Code that draws figures —
****

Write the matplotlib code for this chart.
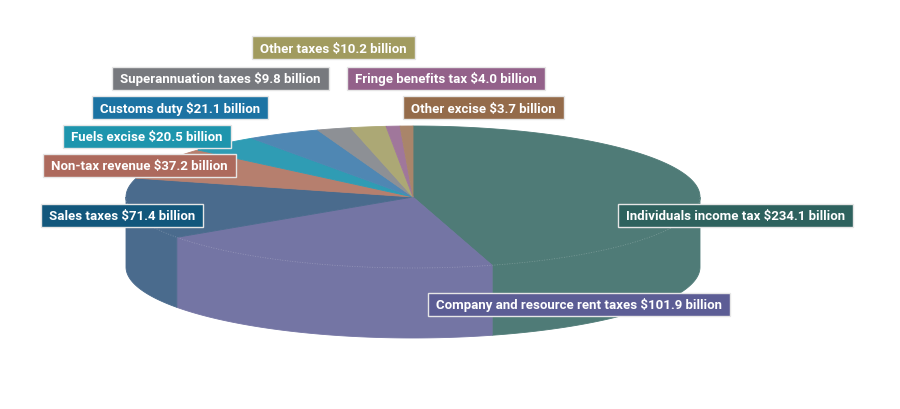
import numpy as np
import matplotlib
matplotlib.use("Agg")
import matplotlib.pyplot as plt
from matplotlib.patches import Polygon, Rectangle
import matplotlib.font_manager as fm

# ---------------- data ----------------
categories = ["Individuals income tax", "Company and resource rent taxes", "Sales taxes",
              "Non-tax revenue", "Fuels excise", "Customs duty", "Superannuation taxes",
              "Other taxes", "Fringe benefits tax", "Other excise"]
values = [234.1, 101.9, 71.4, 37.2, 20.5, 21.1, 9.8, 10.2, 4.0, 3.7]
labels = [f"{c} ${v:.1f} billion" for c, v in zip(categories, values)]

# ---------------- style / layout ----------------
slice_colors = ["#4f7b77", "#7475a4", "#4a6b8d", "#b67f6e", "#2f9cb4",
                "#4f87b3", "#8d9095", "#aca875", "#a0779b", "#a9856a"]
label_colors = ["#2e625e", "#5c5d95", "#12577c", "#ad6a5d", "#1e95ad",
                "#1c73a3", "#77797e", "#a19b5f", "#93618a", "#946b4a"]
label_pos = [(618, 216), (428, 305), (41, 216), (43, 166), (63, 137),
             (92, 108), (112, 79), (252, 48), (347, 79), (403, 108)]

cx, cy, rx, ry, depth = 413, 198, 287, 71, 70

font, fsize = "Roboto", 9.5

fig = plt.figure(figsize=(9, 4.1), dpi=100)
ax = fig.add_axes([0, 0, 1, 1])
ax.set_xlim(0, 900)
ax.set_ylim(410, 0)
ax.axis("off")


def pt(theta):
    t = np.radians(theta)
    return cx + rx * np.sin(t), cy - ry * np.cos(t)


total = sum(values)
angles = np.concatenate([[0], np.cumsum(values) / total * 360])

# side walls (front half only)
for i in range(len(values)):
    a, b = max(angles[i], 90), min(angles[i + 1], 270)
    if b <= a:
        continue
    th = np.linspace(a, b, 120)
    xs, ys = pt(th)
    poly = np.column_stack([np.concatenate([xs, xs[::-1]]),
                            np.concatenate([ys, ys[::-1] + depth])])
    ax.add_patch(Polygon(poly, closed=True, facecolor=slice_colors[i],
                         edgecolor=slice_colors[i], lw=0.6, zorder=1))

# top faces
for i in range(len(values)):
    th = np.linspace(angles[i], angles[i + 1], 200)
    xs, ys = pt(th)
    poly = np.column_stack([np.concatenate([[cx], xs]), np.concatenate([[cy], ys])])
    ax.add_patch(Polygon(poly, closed=True, facecolor=slice_colors[i],
                         edgecolor=slice_colors[i], lw=0.6, zorder=2))

# faint rim line on front edge
th = np.linspace(90, 270, 300)
xs, ys = pt(th)
ax.plot(xs, ys, color="white", lw=0.6, ls=(0, (1, 2)), alpha=0.25, zorder=3)

# labels
fig.canvas.draw()
renderer = fig.canvas.get_renderer()
inv = ax.transData.inverted()
padx, boxh = 8, 23
for i, txt in enumerate(labels):
    x0, yc = label_pos[i]
    t = ax.text(x0 + padx, yc + 4.5, txt, color="white", fontsize=fsize,
                fontweight="bold", family=[font, "DejaVu Sans"],
                ha="left", va="baseline", zorder=6)
    bb = t.get_window_extent(renderer=renderer)
    (bx0, _), (bx1, _) = inv.transform([[bb.x0, bb.y0], [bb.x1, bb.y1]])
    ax.add_patch(Rectangle((x0, yc - boxh / 2), (bx1 - x0) + padx, boxh,
                           facecolor=label_colors[i], edgecolor="#e6e6e6",
                           lw=1.0, zorder=5))

fig.savefig("out.png", dpi=100)
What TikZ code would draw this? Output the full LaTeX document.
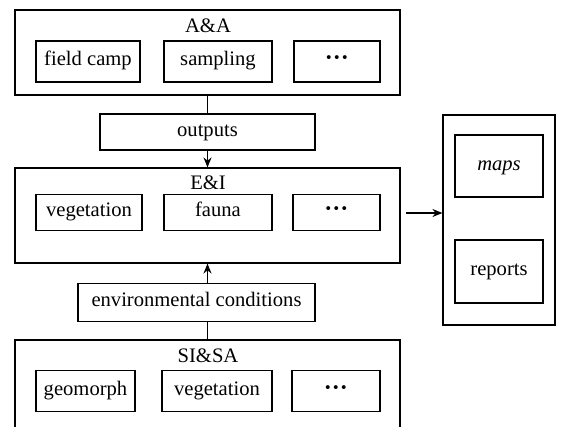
\documentclass[tikz,border=0pt]{standalone}
\usepackage{fontspec}
\setmainfont{Liberation Serif}
\usetikzlibrary{arrows.meta}
\begin{document}
\begin{tikzpicture}[x=1pt,y=-1pt,
  outer/.style={draw, line width=1.1pt, inner sep=0pt},
  inbox/.style={draw, line width=1.1pt, inner sep=0pt, text height=13pt, text depth=4pt, font=\fontsize{20.6}{23}\selectfont},
  lbl/.style={inner sep=0pt, text height=13pt, text depth=4pt, font=\fontsize{20.6}{23}\selectfont},
  dots/.style={font=\fontsize{24}{24}\selectfont\bfseries},
  conn/.style={line width=1.4pt},
  arr/.style={line width=1.4pt, -{Stealth[length=10pt,width=8pt]}}]
\useasboundingbox (0,0) rectangle (570,427);
% A&A group
\node[outer, minimum width=385pt, minimum height=85pt] (AA) at (207.5,52.5) {};
\node[lbl] (AAl) at (208,28) {A\&A};
\node[inbox, minimum width=104pt, minimum height=41pt] (fc) at (88,61.5) {field camp};
\node[inbox, minimum width=108pt, minimum height=41pt] (sam) at (218,61.5) {sampling};
\node[inbox, dots, minimum width=86pt, minimum height=41pt] (d1) at (337,61.5) {\textperiodcentered\textperiodcentered\textperiodcentered};
% outputs
\node[inbox, minimum width=215pt, minimum height=36pt] (out) at (207.5,132) {outputs};
% E&I group
\node[outer, minimum width=385pt, minimum height=95pt] (EI) at (207.5,215.5) {};
\node[lbl] (EIl) at (208,185) {E\&I};
\node[inbox, minimum width=106pt, minimum height=36pt] (veg1) at (89,212.5) {vegetation};
\node[inbox, minimum width=108pt, minimum height=36pt] (fau) at (218,212.5) {fauna};
\node[inbox, dots, minimum width=87pt, minimum height=36pt] (d2) at (336.5,212.5) {\textperiodcentered\textperiodcentered\textperiodcentered};
% environmental conditions
\node[inbox, minimum width=237pt, minimum height=38pt] (env) at (196.5,302.5) {environmental conditions};
% SI&SA group
\node[outer, minimum width=385pt, minimum height=100pt] (SI) at (207.5,390) {};
\node[lbl] (SIl) at (208,358) {SI\&SA};
\node[inbox, minimum width=99pt, minimum height=41pt] (geo) at (85.5,391) {geomorph};
\node[inbox, minimum width=110pt, minimum height=41pt] (veg2) at (217,391) {vegetation};
\node[inbox, dots, minimum width=88pt, minimum height=41pt] (d3) at (336,391) {\textperiodcentered\textperiodcentered\textperiodcentered};
% right panel
\node[outer, minimum width=112pt, minimum height=210pt] (RP) at (499,220) {};
\node[inbox, minimum width=88pt, minimum height=62pt] (maps) at (499,166) {\itshape maps};
\node[inbox, minimum width=88pt, minimum height=63pt] (rep) at (499,271.5) {reports};
% connectors
\draw[conn] (AA.south -| out.north) -- (out.north);
\draw[arr] (out.south) -- (out.south |- EI.north);
\draw[arr] (env.north -| out.south) -- (out.south |- EI.south);
\draw[conn] (out.south |- env.south) -- (out.south |- SI.north);
\coordinate (a1) at (406,213);
\draw[arr] (a1) -- (a1 -| RP.west);
\end{tikzpicture}
\end{document}
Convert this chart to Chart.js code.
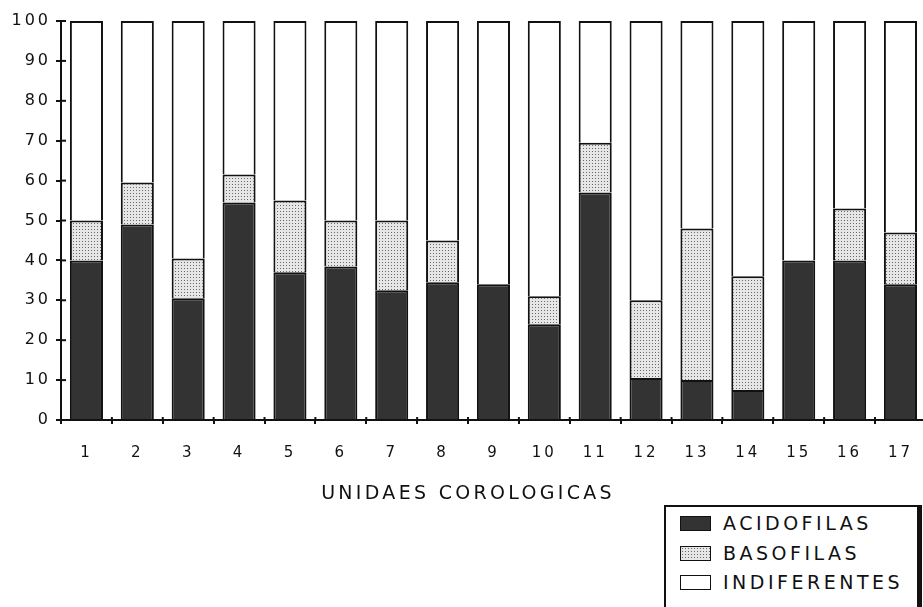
<!DOCTYPE html>
<html lang="es">
<head>
<meta charset="UTF-8">
<title>Unidades corologicas</title>
<script src="https://cdn.jsdelivr.net/npm/chart.js"></script>
<style>
    body { margin: 0; background: #fff; overflow: hidden; }
    .wrap { position: relative; width: 923px; height: 607px; overflow: hidden; }
    .xtitle {
        position: absolute; left: 268px; width: 400px; top: 481px; text-align: center;
        font-family: "DejaVu Sans", sans-serif; font-size: 19px; letter-spacing: 3.3px; color: #111;
    }
    .legend {
        position: absolute; left: 664px; top: 505px; width: 258px; height: 110px;
        border: 2px solid #111; border-right-width: 5px; box-sizing: border-box; background: #fff;
        font-family: "DejaVu Sans", sans-serif; font-size: 19px; letter-spacing: 3.5px; color: #111;
    }
    .row { position: absolute; left: 14px; display: flex; align-items: center; height: 22px; }
    .sw { width: 31px; height: 15px; border: 1.5px solid #111; box-sizing: border-box; margin-right: 12px; }
    .acid { background: #333; }
    .baso { background-color: #e6e6e6; background-image: radial-gradient(#666 0.8px, transparent 1px); background-size: 3px 3px; }
    .indif { background: #fff; }
</style>
</head>
<body>
<div class="wrap">
    <canvas id="chart" width="930" height="607"></canvas>
    <div class="xtitle">UNIDAES COROLOGICAS</div>
    <div class="legend">
        <div class="row" style="top:5px"><span class="sw acid"></span>ACIDOFILAS</div>
        <div class="row" style="top:35px"><span class="sw baso"></span>BASOFILAS</div>
        <div class="row" style="top:64px"><span class="sw indif"></span>INDIFERENTES</div>
    </div>
</div>

<script>
    const categories = ['1', '2', '3', '4', '5', '6', '7', '8', '9', '10', '11', '12', '13', '14', '15', '16', '17'];
    const acidofilas = [40, 49, 30.5, 54.5, 37, 38.5, 32.5, 34.5, 34, 24, 57, 10.5, 10, 7.5, 40, 40, 34];
    const basofilas = [10, 10.5, 10, 7, 18, 11.5, 17.5, 10.5, 0, 7, 12.5, 19.5, 38, 28.5, 0, 13, 13];
    const indiferentes = [50, 40.5, 59.5, 38.5, 45, 50, 50, 55, 66, 69, 30.5, 70, 52, 64, 60, 47, 53];
    const yTicks = [0, 10, 20, 30, 40, 50, 60, 70, 80, 90, 100];

    // dotted fill for basofilas
    const tile = document.createElement('canvas');
    tile.width = 3; tile.height = 3;
    const tctx = tile.getContext('2d');
    tctx.fillStyle = '#e6e6e6';
    tctx.fillRect(0, 0, 3, 3);
    tctx.fillStyle = '#6a6a6a';
    tctx.fillRect(1, 1, 1, 1);
    const ctx = document.getElementById('chart').getContext('2d');
    const dots = ctx.createPattern(tile, 'repeat');

    const spacing = {
        id: 'spacing',
        beforeDraw(chart) { chart.ctx.letterSpacing = '3px'; }
    };

    // short tick marks on the inner side of both axes
    const innerTicks = {
        id: 'innerTicks',
        afterDraw(chart) {
            const c = chart.ctx, x = chart.scales.x, y = chart.scales.y;
            c.save();
            c.strokeStyle = '#111';
            c.lineWidth = 2;
            y.ticks.forEach((t, i) => {
                const py = y.getPixelForTick(i);
                c.beginPath(); c.moveTo(x.left, py); c.lineTo(x.left + 5, py); c.stroke();
            });
            for (let i = 1; i < categories.length; i++) {
                const px = x.getPixelForValue(i - 0.5);
                c.beginPath(); c.moveTo(px, y.bottom); c.lineTo(px, y.bottom - 3); c.stroke();
            }
            c.restore();
        }
    };

    new Chart(ctx, {
        type: 'bar',
        data: {
            labels: categories,
            datasets: [
                { label: 'ACIDOFILAS', data: acidofilas, backgroundColor: '#333' },
                { label: 'BASOFILAS', data: basofilas, backgroundColor: dots },
                { label: 'INDIFERENTES', data: indiferentes, backgroundColor: '#fff' }
            ].map(d => Object.assign(d, {
                borderColor: '#111', borderWidth: 2,
                categoryPercentage: 1, barPercentage: 0.65
            }))
        },
        options: {
            responsive: false,
            animation: false,
            layout: { padding: { top: 21, bottom: 125, left: 0, right: 0 } },
            plugins: { legend: { display: false }, tooltip: { enabled: false } },
            scales: {
                x: {
                    stacked: true,
                    border: { color: '#111', width: 2 },
                    grid: { drawOnChartArea: false, offset: true, tickLength: 4, color: '#111', lineWidth: 2 },
                    ticks: { color: '#111', font: { family: 'DejaVu Sans', size: 15 }, padding: 20, maxRotation: 0 }
                },
                y: {
                    stacked: true,
                    min: 0, max: 100,
                    afterBuildTicks: s => { s.ticks = yTicks.map(v => ({ value: v })); },
                    afterFit: s => { s.width = 61; },
                    border: { color: '#111', width: 2 },
                    grid: { drawOnChartArea: false, tickLength: 5, color: '#111', lineWidth: 2 },
                    ticks: { color: '#111', font: { family: 'DejaVu Sans', size: 16 }, padding: 5 }
                }
            }
        },
        plugins: [spacing, innerTicks]
    });
</script>
</body>
</html>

****

Description of the task — Copy nothing past the line containing "import matplotlib.font_manager as fm": reproduce every line from the start of the records up to it, skipping pictures.

Written solution —
Write the matplotlib code for this chart.
import numpy as np
import matplotlib
matplotlib.use("Agg")
import matplotlib.pyplot as plt
from matplotlib.patches import Polygon, Rectangle
import matplotlib.font_manager as fm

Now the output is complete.